>>>>>
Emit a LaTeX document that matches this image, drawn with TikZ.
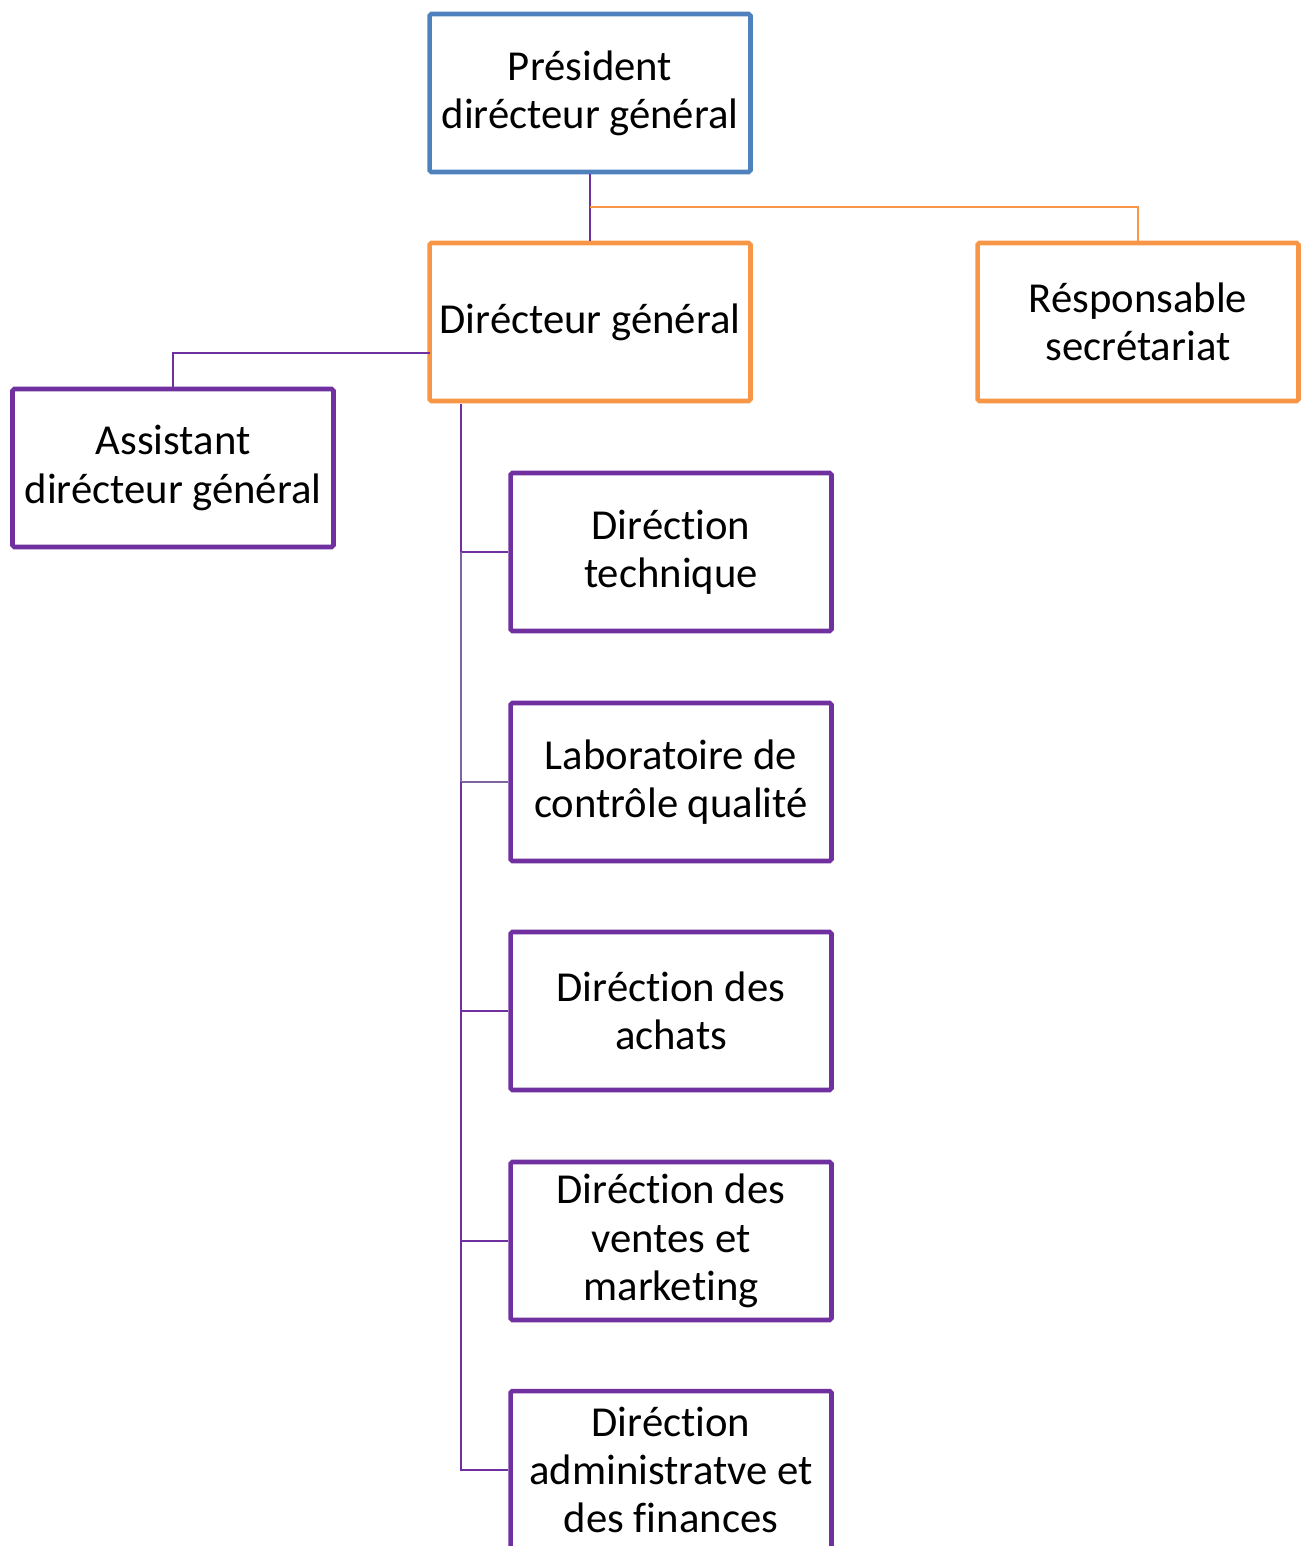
\documentclass[tikz,border=0pt]{standalone}
\usepackage{fontspec}
\setmainfont[Ligatures=NoCommon]{Carlito}
\usepackage{xcolor}
\usepackage{tikz}
\usetikzlibrary{positioning,calc}
\definecolor{pdgblue}{HTML}{4F81BD}
\definecolor{dgorange}{HTML}{F79646}
\definecolor{dirpurple}{HTML}{7030A0}
\definecolor{greypurple}{HTML}{8064A2}

\begin{document}
\begin{tikzpicture}[x=0.02cm, y=-0.02cm,
    unit/.style={rectangle, draw, line width=2.6pt, rounded corners=1pt,
        minimum width=6.42cm, minimum height=3.16cm, inner sep=0pt,
        align=center, font=\fontsize{24.3}{27.5}\selectfont},
    link/.style={draw=dirpurple, line width=1.1pt},
    staff/.style={draw=dgorange, line width=1.1pt}
]
    \useasboundingbox (0,0) rectangle (1307,1546);

    % top of the chart
    \node[unit, draw=pdgblue] (pdg) at (590,93) {Président\\dirécteur général};
    \node[unit, draw=dgorange] (dg) at (590,322) {Dirécteur général};
    \node[unit, draw=dgorange] (resp) at (1138,322) {Résponsable\\secrétariat};
    \node[unit, draw=dirpurple] (asst) at (173,468) {Assistant\\dirécteur général};

    % directions
    \node[unit, draw=dirpurple] (tech) at (671,552) {Diréction\\technique};
    \node[unit, draw=dirpurple] (labo) at (671,782) {Laboratoire de\\contrôle qualité};
    \node[unit, draw=dirpurple] (achats) at (671,1011) {Diréction des\\achats};
    \node[unit, draw=dirpurple] (ventes) at (671,1241) {Diréction des\\ventes et\\marketing};
    \node[unit, draw=dirpurple] (admin) at (671,1470) {Diréction\\administratve et\\des finances};

    \coordinate (split) at (590,207);
    \coordinate (side) at (430,353);
    \coordinate (trunk) at (461,404);

    \draw[link] (pdg) -- (dg);
    \draw[staff] (split) -| (resp);
    \draw[link] (side) -| (asst);

    \draw[link] (trunk) |- (tech);
    \draw[link, draw=greypurple] (trunk |- tech) |- (labo);
    \draw[link] (trunk |- labo) |- (achats);
    \draw[link] (trunk |- achats) |- (ventes);
    \draw[link] (trunk |- ventes) |- (admin);
\end{tikzpicture}
\end{document}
<<<<<
**Task prompt:** Pictures stay out. Repeat only the lines from the beginning of the data through the line that has "(side) -| (asst);".

**Task solution:**
Emit a LaTeX document that matches this image, drawn with TikZ.
\documentclass[tikz,border=0pt]{standalone}
\usepackage{fontspec}
\setmainfont[Ligatures=NoCommon]{Carlito}
\usepackage{xcolor}
\usepackage{tikz}
\usetikzlibrary{positioning,calc}
\definecolor{pdgblue}{HTML}{4F81BD}
\definecolor{dgorange}{HTML}{F79646}
\definecolor{dirpurple}{HTML}{7030A0}
\definecolor{greypurple}{HTML}{8064A2}

\begin{document}
\begin{tikzpicture}[x=0.02cm, y=-0.02cm,
    unit/.style={rectangle, draw, line width=2.6pt, rounded corners=1pt,
        minimum width=6.42cm, minimum height=3.16cm, inner sep=0pt,
        align=center, font=\fontsize{24.3}{27.5}\selectfont},
    link/.style={draw=dirpurple, line width=1.1pt},
    staff/.style={draw=dgorange, line width=1.1pt}
]
    \useasboundingbox (0,0) rectangle (1307,1546);

    % top of the chart
    \node[unit, draw=pdgblue] (pdg) at (590,93) {Président\\dirécteur général};
    \node[unit, draw=dgorange] (dg) at (590,322) {Dirécteur général};
    \node[unit, draw=dgorange] (resp) at (1138,322) {Résponsable\\secrétariat};
    \node[unit, draw=dirpurple] (asst) at (173,468) {Assistant\\dirécteur général};

    % directions
    \node[unit, draw=dirpurple] (tech) at (671,552) {Diréction\\technique};
    \node[unit, draw=dirpurple] (labo) at (671,782) {Laboratoire de\\contrôle qualité};
    \node[unit, draw=dirpurple] (achats) at (671,1011) {Diréction des\\achats};
    \node[unit, draw=dirpurple] (ventes) at (671,1241) {Diréction des\\ventes et\\marketing};
    \node[unit, draw=dirpurple] (admin) at (671,1470) {Diréction\\administratve et\\des finances};

    \coordinate (split) at (590,207);
    \coordinate (side) at (430,353);
    \coordinate (trunk) at (461,404);

    \draw[link] (pdg) -- (dg);
    \draw[staff] (split) -| (resp);
    \draw[link] (side) -| (asst);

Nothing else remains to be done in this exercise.